La cour en conclut que l’Etat belge ne s’est pas comporté comme tout employeur public raisonnable et prudent placé dans les mêmes circonstances et que l’erreur invincible ou toute autre cause de justification ne peut être retenue. Il y a une faute et celle-ci a causé un dommage en lien causal. Il s’agit de la perte d’une chance de conserver l’emploi. La cour applique le mode d’évaluation habituel, étant l’évaluation ex aequo et bono. Elle alloue de ce chef une indemnité de 2.500 euros, s’alignant sur diverses décisions en ce sens (dont C. trav. Bruxelles, 6 janvier 2021, R.G. 2018/AB/233).

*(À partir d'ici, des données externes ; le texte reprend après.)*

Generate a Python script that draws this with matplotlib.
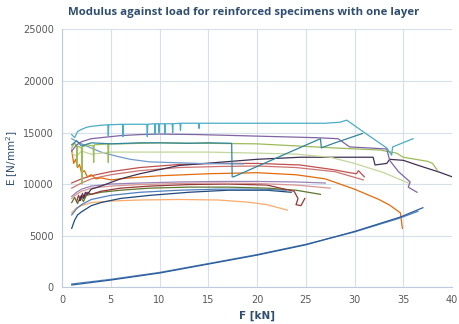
import matplotlib
matplotlib.use("Agg")
import matplotlib.pyplot as plt

# data: load F [kN] and modulus E [N/mm2] per specimen
cyan_F = [1.0, 1.3, 1.6, 2.0, 2.5, 3.0, 4.0, 4.7, 4.75, 4.8, 6.2, 6.25, 6.3, 8.7, 8.75, 8.8,
          9.5, 9.55, 9.6, 9.9, 9.95, 10.0, 10.5, 10.55, 10.6, 11.3, 11.35, 11.4, 12.1, 12.15,
          12.2, 14.0, 14.05, 14.1, 20.0, 25.0, 27.0, 28.5, 29.2, 31.0, 33.3, 33.8, 33.9, 36.0]
cyan_E = [14800, 14500, 15100, 15300, 15500, 15600, 15700, 15750, 14700, 15750, 15800, 14600,
          15800, 15800, 14600, 15800, 15850, 14800, 15850, 15850, 15000, 15850, 15850, 14900,
          15850, 15850, 15000, 15850, 15900, 15200, 15900, 15900, 15400, 15900, 15900, 15900,
          15900, 16000, 16200, 15000, 13500, 12800, 13600, 14400]

purple_F = [1.0, 1.5, 2, 3, 4, 6, 8, 10, 14, 18, 22, 26, 28.3, 29.5, 31.5, 33.3, 33.6, 34.5,
            35.7, 35.5, 36.4]
purple_E = [13200, 13800, 14100, 14400, 14500, 14700, 14800, 14850, 14800, 14700, 14600, 14500,
            14400, 13600, 13500, 13400, 12300, 11200, 10200, 9700, 9200]

teal_F = [1.0, 1.5, 2, 3, 5, 8, 10, 13, 15, 17.4, 17.45, 17.6, 20, 23, 26.5, 26.6, 26.7, 28, 30.8]
teal_E = [13800, 14200, 13700, 14000, 13900, 14000, 14000, 13950, 14000, 13950, 10700, 10700,
          11700, 12950, 14400, 13500, 13550, 14000, 14900]

olive_F = [1.0, 1.3, 1.5, 1.55, 1.6, 2.0, 2.05, 2.1, 2.6, 3.2, 3.25, 3.3, 4.7, 4.75, 4.8, 6,
           10, 20, 24, 28, 32.6, 34.3, 35, 37.5, 38, 38.5]
olive_E = [13500, 14000, 13600, 11700, 13700, 13500, 10000, 13600, 13800, 13700, 12100, 13800,
           13900, 12100, 13900, 13900, 14000, 13900, 13700, 13500, 13300, 13000, 12600, 12200,
           12000, 11300]

pale_F = [1.0, 1.5, 2, 3, 5, 10, 15, 20, 24, 27.5, 30, 33, 35.5]
pale_E = [13000, 12700, 13200, 12900, 13100, 13100, 13100, 13000, 12900, 12600, 12000, 11100, 10100]

blue_hi_F = [1.0, 2, 3, 4, 5.6, 7, 9, 14, 18.6]
blue_hi_E = [14400, 13900, 13500, 13100, 12700, 12400, 12150, 12000, 11950]

dark_F = [1.8, 2.0, 2.2, 2.4, 2.6, 3, 4, 6, 8, 12, 16, 20, 24.4, 31.9, 32.1, 33.3, 33.6, 35,
          36.4, 38.7, 40]
dark_E = [8400, 8900, 8600, 9200, 9000, 9500, 9800, 10500, 11000, 11800, 12100, 12400, 12600,
          12600, 11850, 12000, 12400, 12300, 11850, 11150, 10700]

orange_F = [1.0, 1.2, 1.4, 1.6, 1.8, 2.0, 2.3, 2.6, 3.0, 3.5, 4.0, 5, 7, 10, 15, 20, 24, 27, 30,
            32.5, 33.6, 34.7, 34.9]
orange_E = [13300, 12000, 12400, 11600, 11900, 11100, 11300, 10700, 10900, 10500, 10600, 10400,
            10600, 10800, 11000, 11100, 10900, 10500, 9500, 8500, 7950, 7200, 5700]

red1_F = [1.0, 2, 3, 5, 8, 12, 16, 20, 24.4, 27.8, 29.5, 30.2, 30.4, 31.0]
red1_E = [10100, 10500, 10800, 11200, 11600, 11900, 12000, 12000, 11850, 11400, 11100, 11000,
          11300, 10700]

red2_F = [1.0, 2, 3, 5, 8, 12, 16, 20, 24, 28, 30.9]
red2_E = [9600, 10100, 10500, 10900, 11300, 11600, 11700, 11750, 11600, 11200, 10400]

lilac_F = [1.0, 1.5, 2, 3, 5, 8, 12, 16, 20, 24, 27.0]
lilac_E = [8800, 9200, 9500, 9800, 10000, 10100, 10200, 10250, 10250, 10200, 10100]

pink_F = [1.0, 1.5, 2, 3, 5, 8, 12, 16, 20, 24, 27.5]
pink_E = [8600, 9000, 9300, 9600, 9800, 9950, 10050, 10100, 10050, 9900, 9600]

maroon_F = [1.5, 1.7, 1.9, 2.1, 2.3, 2.6, 3, 4, 6, 9, 13, 17, 21, 23.8, 24.2, 24.0, 24.5, 24.9]
maroon_E = [8300, 8900, 8400, 9100, 8700, 9200, 9000, 9300, 9600, 9800, 9950, 10000, 9900,
            9300, 8600, 8000, 7900, 8600]

green_F = [1.0, 1.3, 1.6, 1.9, 2.2, 2.5, 3, 4, 6, 9, 13, 17, 21, 24, 26.5]
green_E = [8200, 8700, 8100, 8800, 8300, 8900, 9000, 9200, 9400, 9600, 9700, 9700, 9600, 9400, 9000]

blue_mid_F = [1.0, 1.5, 2, 3, 5, 8, 12, 16, 20, 23]
blue_mid_E = [7000, 7600, 8000, 8500, 8900, 9200, 9400, 9500, 9500, 9400]

navy_F = [1.0, 1.3, 1.6, 2, 2.5, 3, 4, 6, 9, 13, 17, 21, 23.5]
navy_E = [5700, 6500, 7000, 7300, 7600, 7900, 8200, 8600, 8900, 9200, 9400, 9400, 9200]

peach_F = [1.0, 1.5, 2, 3, 5, 8, 12, 16, 19, 21, 23.1]
peach_E = [7200, 7700, 7900, 8200, 8350, 8450, 8500, 8450, 8250, 8000, 7470]

low1_F = [1.0, 5, 10, 15, 20, 25, 30, 34.7, 37.0]
low1_E = [200, 680, 1360, 2230, 3100, 4100, 5400, 6800, 7700]
low2_F = [1.0, 5, 10, 15, 20, 25, 30, 34.5, 36.5]
low2_E = [300, 750, 1420, 2280, 3150, 4150, 5350, 6650, 7350]

series = [
    (peach_F, peach_E, "#F9AB6B"),
    (navy_F, navy_E, "#1F497D"),
    (blue_mid_F, blue_mid_E, "#4F81BD"),
    (green_F, green_E, "#5F7530"),
    (maroon_F, maroon_E, "#953735"),
    (pink_F, pink_E, "#D99694"),
    (lilac_F, lilac_E, "#9983B5"),
    (red2_F, red2_E, "#CD7371"),
    (red1_F, red1_E, "#C0504D"),
    (orange_F, orange_E, "#E26B0A"),
    (dark_F, dark_E, "#3F3151"),
    (blue_hi_F, blue_hi_E, "#729ACA"),
    (pale_F, pale_E, "#C3D69B"),
    (olive_F, olive_E, "#9BBB59"),
    (teal_F, teal_E, "#31859C"),
    (purple_F, purple_E, "#8064A2"),
    (cyan_F, cyan_E, "#4BACC6"),
    (low2_F, low2_E, "#4F81BD"),
    (low1_F, low1_E, "#2C5D9A"),
]

fig = plt.figure(figsize=(4.59, 3.24), dpi=100)
ax = fig.add_axes([0.135, 0.114, 0.85, 0.795])

for f, e, c in series:
    ax.plot(f, e, color=c, lw=0.9)

ax.set_xlim(0, 40)
ax.set_ylim(0, 25000)
ax.set_xticks(range(0, 41, 5))
ax.set_yticks(range(0, 25001, 5000))
ax.grid(True, color="#D6E0EC", lw=0.8)
ax.set_axisbelow(True)
for s in ["top", "right"]:
    ax.spines[s].set_visible(False)
for s in ["left", "bottom"]:
    ax.spines[s].set_color("#BCCBDD")
    ax.spines[s].set_linewidth(0.8)
ax.tick_params(length=0, labelsize=7, labelcolor="#595959", pad=6)

ax.set_xlabel("F [kN]", fontsize=7.5, fontweight="bold", color="#2F4E6F", labelpad=4)
ax.set_ylabel("E [N/mm$^2$]", fontsize=7.5, color="#2F4E6F", labelpad=2)
fig.suptitle("Modulus against load for reinforced specimens with one layer",
             x=0.53, y=0.978, fontsize=8.2, fontweight="bold", color="#2F4E6F",
             family="Open Sans")

fig.savefig("out.png", dpi=100)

Pour les autres chefs de demande, l’intéressé est débouté, le licenciement étant fondé sur des motifs de conduite.

Intérêt de la décision

La particularité de l’espèce tranchée est l’époque du licenciement, puisque, comme la cour le rappelle, début 2016, seule une décision d’une haute cour avait été rendue, à savoir l’arrêt de la Cour de cassation du 12 octobre 2015 (Cass., 12 octobre 2015, n° S.13.0026.N – préalablement commenté), mais que ni le Conseil d’Etat ni la Cour constitutionnelle ne s’étaient encore prononcés.

La Cour constitutionnelle a rendu deux arrêts déterminants sur la question et leur autorité n’est pas contestée, l’obligation de respecter le principe audi alteram partem ayant ainsi été affirmée avec force. Rappelons qu’il vise uniquement l’hypothèse où est envisagée une mesure grave concernant le travailleur contractuel décidée pour des motifs liés à sa personne ou à son comportement. Ceci vise le cas où une telle mesure grave est susceptible d’intervenir en raison d’une appréciation négative du comportement. La Cour a posé le principe de l’obligation d’information préalable afin que l’intéressé puisse faire valoir utilement ses observations. Elle a confirmé que la différence objective entre la relation de travail statutaire et la relation de travail contractuelle ne peut justifier, pour les agents d’une autorité publique, une différence de traitement dans l’exercice du droit garanti par le principe en cause.

C’est dès lors la discrimination entre travailleurs statutaires et travailleurs contractuels qui a été l’élément déterminant.